## Required work
Search the records for the word "this" and pick out every line that has it.
'''
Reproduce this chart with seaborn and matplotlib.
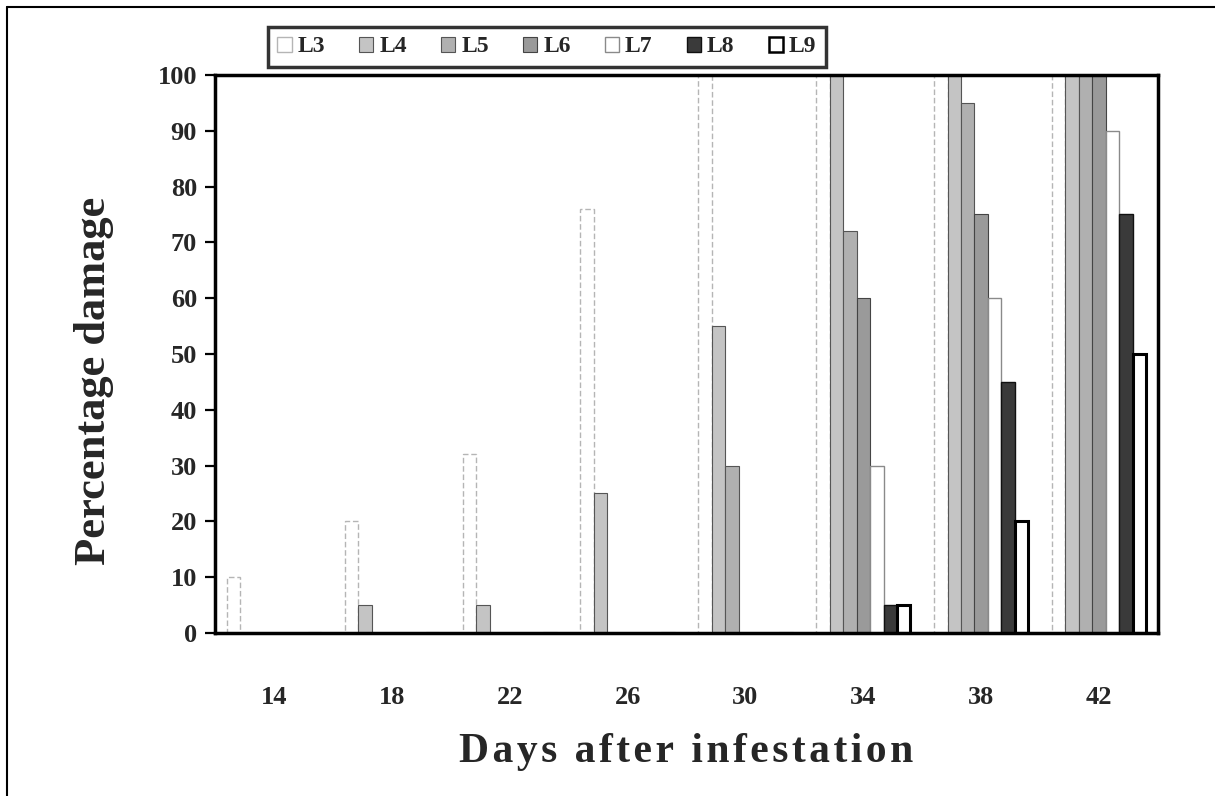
import pandas as pd
import matplotlib
matplotlib.use('Agg')
import matplotlib.pyplot as plt
from matplotlib.patches import Patch
from matplotlib.lines import Line2D
import seaborn as sns

# data (percentage damage per line, per day)
days = [14, 18, 22, 26, 30, 34, 38, 42]
lines = ['L3', 'L4', 'L5', 'L6', 'L7', 'L8', 'L9']
L3 = [10, 20, 32, 76, 100, 100, 100, 100]
L4 = [0, 5, 5, 25, 55, 100, 100, 100]
L5 = [0, 0, 0, 0, 30, 72, 95, 100]
L6 = [0, 0, 0, 0, 0, 60, 75, 100]
L7 = [0, 0, 0, 0, 0, 30, 60, 90]
L8 = [0, 0, 0, 0, 0, 5, 45, 75]
L9 = [0, 0, 0, 0, 0, 5, 20, 50]
y_ticks = [0, 10, 20, 30, 40, 50, 60, 70, 80, 90, 100]

# long table for seaborn
rows = []
for name, vals in zip(lines, [L3, L4, L5, L6, L7, L8, L9]):
    for d, v in zip(days, vals):
        rows.append({'day': str(d), 'line': name, 'damage': v})
df = pd.DataFrame(rows)

sns.set_style('white')
plt.rcParams['font.family'] = ['Liberation Serif', 'DejaVu Serif']
plt.rcParams['font.weight'] = 'bold'

# greys of the scanned figure
face = ['#ffffff', '#c4c4c4', '#b0b0b0', '#9a9a9a', '#ffffff', '#3a3a3a', '#ffffff']
edge = ['#b5b5b5', '#555555', '#555555', '#444444', '#8a8a8a', '#111111', '#000000']
edge_w = [1.0, 0.8, 0.8, 0.8, 1.0, 1.0, 2.2]
edge_ls = [(0, (4, 2)), '-', '-', '-', '-', '-', '-']

fig = plt.figure(figsize=(12.15, 7.96), dpi=100)
ax = fig.add_axes([0.177, 0.2048, 0.9531 - 0.177, 0.9058 - 0.2048])

sns.barplot(data=df, x='day', y='damage', hue='line', hue_order=lines,
            order=[str(d) for d in days], palette=face, width=0.8,
            saturation=1, ax=ax, legend=False)

for i, cont in enumerate(ax.containers):
    for bar in cont:
        bar.set_facecolor(face[i])
        bar.set_edgecolor(edge[i])
        bar.set_linewidth(edge_w[i])
        bar.set_linestyle(edge_ls[i])

ax.set_ylim(0, 100)
ax.set_xlim(-0.5, len(days) - 0.5)
ax.set_yticks(y_ticks)
ax.set_yticklabels([str(t) for t in y_ticks], fontsize=19, fontweight='bold')
ax.set_xticks(range(len(days)))
ax.set_xticklabels([str(d) for d in days], fontsize=19, fontweight='bold')
ax.set_xticks([i - 0.5 for i in range(len(days) + 1)], minor=True)
ax.tick_params(axis='x', which='major', length=0, pad=38)
ax.tick_params(axis='x', which='minor', direction='out', length=9, width=2.2, color='black')
ax.tick_params(axis='y', direction='out', length=7, width=1.6, color='black', pad=6, left=True)

for s in ax.spines.values():
    s.set_visible(True)
    s.set_color('black')
    s.set_linewidth(2.5)

ax.set_ylabel('Percentage damage', fontsize=32, fontweight='bold')
ax.yaxis.set_label_coords(-0.107, 0.452)
xlab = '\u200a'.join('Days after infestation')
ax.set_xlabel(xlab, fontsize=30, fontweight='bold')
ax.xaxis.set_label_coords(0.5, -0.18)

# legend above the plot area
handles = [Patch(facecolor=face[i], edgecolor=edge[i], linewidth=edge_w[i] if i != 6 else 1.8,
                 label=lines[i]) for i in range(len(lines))]
leg = fig.legend(handles=handles, loc='upper left', bbox_to_anchor=(268 / 1215, 1 - 27 / 796),
                 ncol=7, frameon=True, fancybox=False, edgecolor='black', fontsize=17,
                 handlelength=0.6, handleheight=0.6, handletextpad=0.25, columnspacing=1.45,
                 borderpad=0.4, borderaxespad=0)
leg.get_frame().set_linewidth(2.5)
for t in leg.get_texts():
    t.set_fontweight('bold')

# frame lines of the scanned page
fig.add_artist(Line2D([7 / 1215, 7 / 1215], [0, 1 - 7 / 796], transform=fig.transFigure,
                      color='black', lw=1.5))
fig.add_artist(Line2D([7 / 1215, 1], [1 - 7 / 796, 1 - 7 / 796], transform=fig.transFigure,
                      color='black', lw=1.5))

fig.savefig('out.png', dpi=100)
plt.close(fig)
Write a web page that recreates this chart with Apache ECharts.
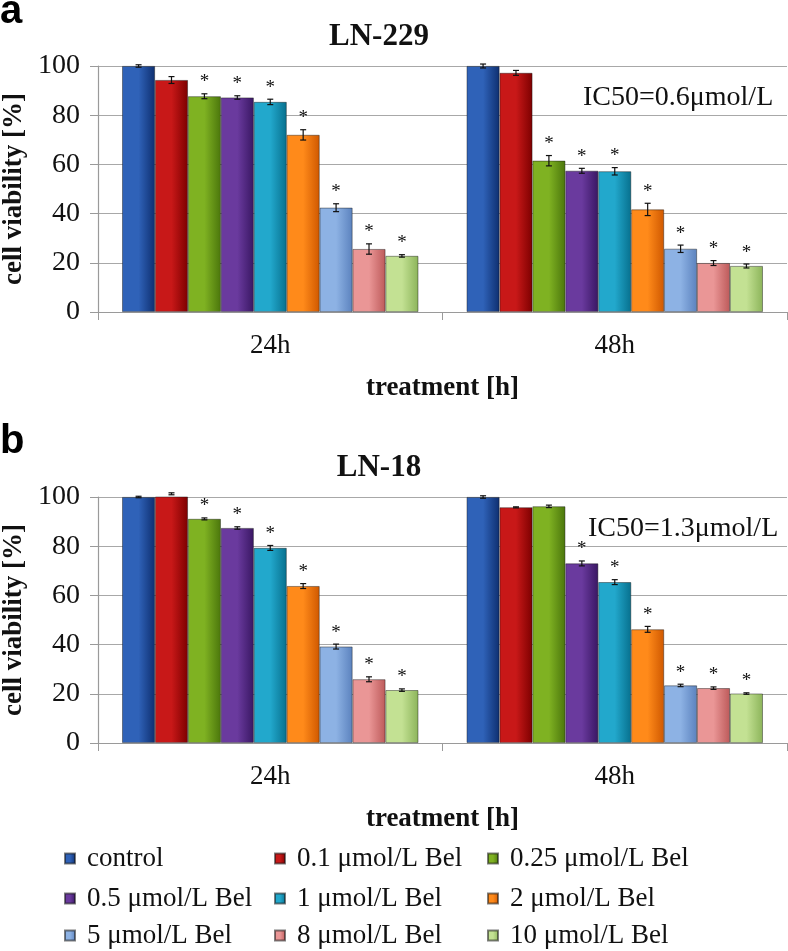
<!DOCTYPE html>
<html><head><meta charset="utf-8">
<script src="https://cdn.jsdelivr.net/npm/echarts@6/dist/echarts.min.js"></script>
<style>html,body{margin:0;padding:0;background:#fff}#c{width:788px;height:951px}</style>
</head><body><div id="c"></div>
<script>
const categories = ['24h', '48h'];
const seriesNames = ['control', '0.1 μmol/L Bel', '0.25 μmol/L Bel', '0.5 μmol/L Bel', '1 μmol/L Bel', '2 μmol/L Bel', '5 μmol/L Bel', '8 μmol/L Bel', '10 μmol/L Bel'];
const yTicks = [0, 20, 40, 60, 80, 100];
// LN-229
const ln229_24h = [100, 94.3, 87.7, 87.2, 85.4, 72, 42.4, 25.6, 22.8];
const ln229_24h_err = [0.5, 1.4, 1.0, 0.7, 1.1, 2.1, 1.6, 2.1, 0.5];
const ln229_24h_sig = [0, 0, 1, 1, 1, 1, 1, 1, 1];
const ln229_48h = [100, 97.2, 61.5, 57.4, 57.2, 41.7, 25.7, 19.9, 18.7];
const ln229_48h_err = [0.8, 1.0, 2.1, 1.0, 1.5, 2.5, 1.5, 1.0, 0.8];
const ln229_48h_sig = [0, 0, 1, 1, 1, 1, 1, 1, 1];
// LN-18
const ln18_24h = [100, 101.3, 91.1, 87.4, 79.3, 63.8, 39.2, 25.9, 21.5];
const ln18_24h_err = [0.3, 0.4, 0.4, 0.5, 1.0, 1.0, 1.0, 1.0, 0.5];
const ln18_24h_sig = [0, 0, 1, 1, 1, 1, 1, 1, 1];
const ln18_48h = [100, 95.8, 96.2, 73.0, 65.4, 46.2, 23.4, 22.3, 20.1];
const ln18_48h_err = [0.5, 0.2, 0.5, 1.0, 1.0, 1.2, 0.5, 0.5, 0.3];
const ln18_48h_sig = [0, 0, 0, 1, 1, 1, 1, 1, 1];

const colorsLight = ['#2f62b8', '#c81818', '#7fb222', '#6a3a9e', '#22a8cc', '#ff8a1a', '#8db2e4', '#ea9696', '#c3e193'];
const colorsDark  = ['#0e2f70', '#7d0000', '#4b760c', '#391763', '#07708e', '#cf5800', '#5b82be', '#bd5a5a', '#8cb45a'];

const SERIF = '"Liberation Serif", "Times New Roman", serif';
const SANS = '"Liberation Sans", Arial, sans-serif';
const chart = echarts.init(document.getElementById('c'));

function grad(i) {
  return new echarts.graphic.LinearGradient(0, 0, 1, 0, [
    {offset: 0, color: colorsLight[i]}, {offset: 0.5, color: colorsLight[i]}, {offset: 1, color: colorsDark[i]}
  ]);
}

const gridTops = [66, 497];
const grids = gridTops.map(t => ({left: 98, right: 1, top: t, height: 246, outerBoundsMode: 'none', containLabel: false}));
const xAxes = [0, 1].map(g => ({
  type: 'category', gridIndex: g, data: categories,
  axisLine: {lineStyle: {color: '#9a9a9a', width: 1.2}},
  axisTick: {show: true, length: 8, lineStyle: {color: '#9a9a9a'}},
  axisLabel: {fontFamily: SERIF, fontSize: 27, color: '#111', margin: 20},
  name: 'treatment [h]', nameLocation: 'middle', nameGap: 63,
  nameTextStyle: {fontFamily: SERIF, fontSize: 27, fontWeight: 'bold', color: '#111'}
}));
const yAxes = [0, 1].map(g => ({
  type: 'value', gridIndex: g, min: 0, max: 100, interval: 20,
  axisLine: {show: true, lineStyle: {color: '#9a9a9a', width: 1.2}},
  axisTick: {show: true, length: 8, lineStyle: {color: '#9a9a9a'}},
  splitLine: {lineStyle: {color: '#a8a8a8', width: 1.2}},
  axisLabel: {fontFamily: SERIF, fontSize: 28, color: '#111', margin: 18,
    formatter: v => yTicks.includes(v) ? String(v) : ''},
  name: 'cell viability [%]', nameLocation: 'middle', nameGap: 70, nameRotate: 90,
  nameTextStyle: {fontFamily: SERIF, fontSize: 27, fontWeight: 'bold', color: '#111'}
}));

const series = [];
const panels = [
  {a: ln229_24h, b: ln229_48h, ea: ln229_24h_err, eb: ln229_48h_err, sa: ln229_24h_sig, sb: ln229_48h_sig},
  {a: ln18_24h, b: ln18_48h, ea: ln18_24h_err, eb: ln18_48h_err, sa: ln18_24h_sig, sb: ln18_48h_sig}
];
panels.forEach((p, g) => {
  seriesNames.forEach((name, i) => {
    series.push({
      type: 'bar', name, xAxisIndex: g, yAxisIndex: g,
      data: [p.a[i], p.b[i]],
      barGap: '0%', barCategoryGap: '14%',
      itemStyle: {color: grad(i), borderColor: 'rgba(20,20,20,0.55)', borderWidth: 0.8},
      emphasis: {disabled: true}
    });
  });
  const errData = [];
  seriesNames.forEach((name, i) => {
    errData.push([0, p.a[i], p.ea[i], p.sa[i], i]);
    errData.push([1, p.b[i], p.eb[i], p.sb[i], i]);
  });
  series.push({
    type: 'custom', xAxisIndex: g, yAxisIndex: g, data: errData, z: 10,
    encode: {x: 0, y: 1},
    renderItem: function (params, api) {
      const cat = api.value(0), val = api.value(1), err = api.value(2), sig = api.value(3), idx = api.value(4);
      const band = api.size([1, 0])[0];
      const total = band * (1 - 0.14);
      const bw = total / seriesNames.length;
      const cx = api.coord([cat, 0])[0] - total / 2 + (idx + 0.5) * bw;
      const yTop = api.coord([cat, val + err])[1];
      const yBot = api.coord([cat, val - err])[1];
      const style = {stroke: '#111', lineWidth: 1.2};
      const children = [
        {type: 'line', shape: {x1: cx, y1: yTop, x2: cx, y2: yBot}, style},
        {type: 'line', shape: {x1: cx - 3, y1: yTop, x2: cx + 3, y2: yTop}, style},
        {type: 'line', shape: {x1: cx - 3, y1: yBot, x2: cx + 3, y2: yBot}, style}
      ];
      if (sig) {
        children.push({type: 'text', x: cx, y: yTop - 2,
          style: {text: '*', fontFamily: SERIF, fontSize: 19, fill: '#111', align: 'center', verticalAlign: 'bottom'}});
      }
      return {type: 'group', children};
    }
  });
});

const legendColX = [64, 274, 487];
const legendRowY = [845, 885, 922];
const legends = seriesNames.map((name, i) => ({
  left: legendColX[i % 3], top: legendRowY[Math.floor(i / 3)], padding: 0,
  data: [name], icon: 'rect', itemWidth: 10, itemHeight: 10,
  textStyle: {fontFamily: SERIF, fontSize: 27, color: '#111', padding: [0, 0, 0, 7]},
  selectedMode: false
}));

chart.setOption({
  animation: false,
  backgroundColor: '#fff',
  grid: grids, xAxis: xAxes, yAxis: yAxes, series, legend: legends,
  title: [
    {text: 'LN-229', left: 374, top: 16, textAlign: 'center',
      textStyle: {fontFamily: SERIF, fontSize: 31, fontWeight: 'bold', color: '#111'}},
    {text: 'LN-18', left: 374, top: 447, textAlign: 'center',
      textStyle: {fontFamily: SERIF, fontSize: 31, fontWeight: 'bold', color: '#111'}}
  ],
  graphic: [
    {type: 'text', left: 0, top: -8, style: {text: 'a', fontFamily: SANS, fontSize: 40, fontWeight: 'bold', fill: '#000'}},
    {type: 'text', left: 0, top: 422, style: {text: 'b', fontFamily: SANS, fontSize: 40, fontWeight: 'bold', fill: '#000'}},
    {type: 'text', left: 583, top: 84, style: {text: 'IC50=0.6μmol/L', fontFamily: SERIF, fontSize: 28, fill: '#111'}},
    {type: 'text', left: 588, top: 515, style: {text: 'IC50=1.3μmol/L', fontFamily: SERIF, fontSize: 28, fill: '#111'}}
  ]
});
</script></body></html>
'''
## Answer in full
Reproduce this chart with seaborn and matplotlib.
Write a web page that recreates this chart with Apache ECharts.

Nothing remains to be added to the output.